Avant Aru, seuls sept Sardes avaient pris le départ du Giro, signe du rapport distant entre l’île et la bicyclette. Des années 1950 à 1970, deux courses professionnelles y ont entretenu la présence cycliste dans l’île, par la volonté d’un passionné, Franco Pretti. Placées en début de saison, elles attiraient de grands noms – Jacques Anquetil, Hugo Koblet ou Eddy Merckx au palmarès – mais disparurent dans les années 1980. Leur brève renaissance, en 2010 et 2011, a fait long feu. Quant au cyclisme amateur, il y est presque inexistant, malgré les lieux d’entraînement paradisiaques et le soleil qui invite à la balade.

« Le chemin de la gloire, c’est vers le nord »

« C’est difficile pour un coureur sarde d’atteindre le haut niveau, car il doit beaucoup se déplacer sur le continent pour les courses et rester loin de sa famille », observe le grimpeur d’AG2R-La Mondiale, Domenico Pozzovivo. Natif de Basilicate, dans le sud de la Botte, Pozzovivo a été confronté au même dilemme que Fabio Aru à l’adolescence : « Partir très jeune pour essayer de faire carrière, car les grandes équipes amateurs sont dans le Nord. »

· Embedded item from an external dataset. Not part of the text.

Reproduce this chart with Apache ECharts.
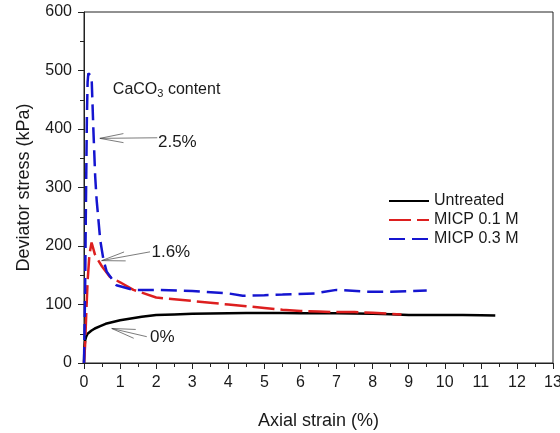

Fabio Aru s’est exilé en Lombardie à 18 ans, laissant derrière lui le verger familial et les rues en pente de Villacidro. Vincenzo Nibali a, lui, quitté la Sicile pour la Toscane avant la majorité. De Messine, où il est né de parents modestes commerçants, le continent n’est qu’à un court trajet de traghetto. « Mais en Calabre, il n’y a pas de courses non plus. Le chemin de la gloire, c’est vers le nord », insiste Gianni Mura. Et les trajets coûtent cher.

Vincenzo Nibali (à droite) et son coéquipier Valerio Agnoli lors de la présentation des équipes, jeudi 4 mai à Alghero (Sardaigne). | LUK BENIES / AFP

Raison pour laquelle la Sicile a produit à peine plus de coureurs que sa voisine, malgré la présence plus fréquente du Giro sur ses routes. La région, influencée par les succès de Vincenzo Nibali – deux Tours d’Italie, un Tour de France, un Tour d’Espagne –, a pourtant tenté de pousser à la roue, en offrant des subventions automatiques aux clubs cyclistes.

Un véritable âge d’or : il y a quelques années, on comptait jusqu’à 400 équipes dans l’île. Mais la plupart n’ont jamais vu la couleur d’un dossard et servaient uniquement à encaisser les subventions. Depuis l’arrêt de cette politique, leur nombre a été divisé par quatre et la fédération locale a été mise sous tutelle de la Fédération italienne de cyclisme.

Bien qu’ils aient grandi hors de leur île, Aru et Nibali restent des leviers puissants pour le développement du cyclisme sur place, le premier organisant une cyclosportive en Sardaigne, le deuxième soutenant un club à son nom à Messine. Pour le financement, en revanche, les deux hommes ont passé leur tour : tous deux sont résidents fiscaux de Lugano.

* L’intégralité de ses chroniques viennent d’êtres traduites en français par les éditions So Lonely (175 pages, 14 euros).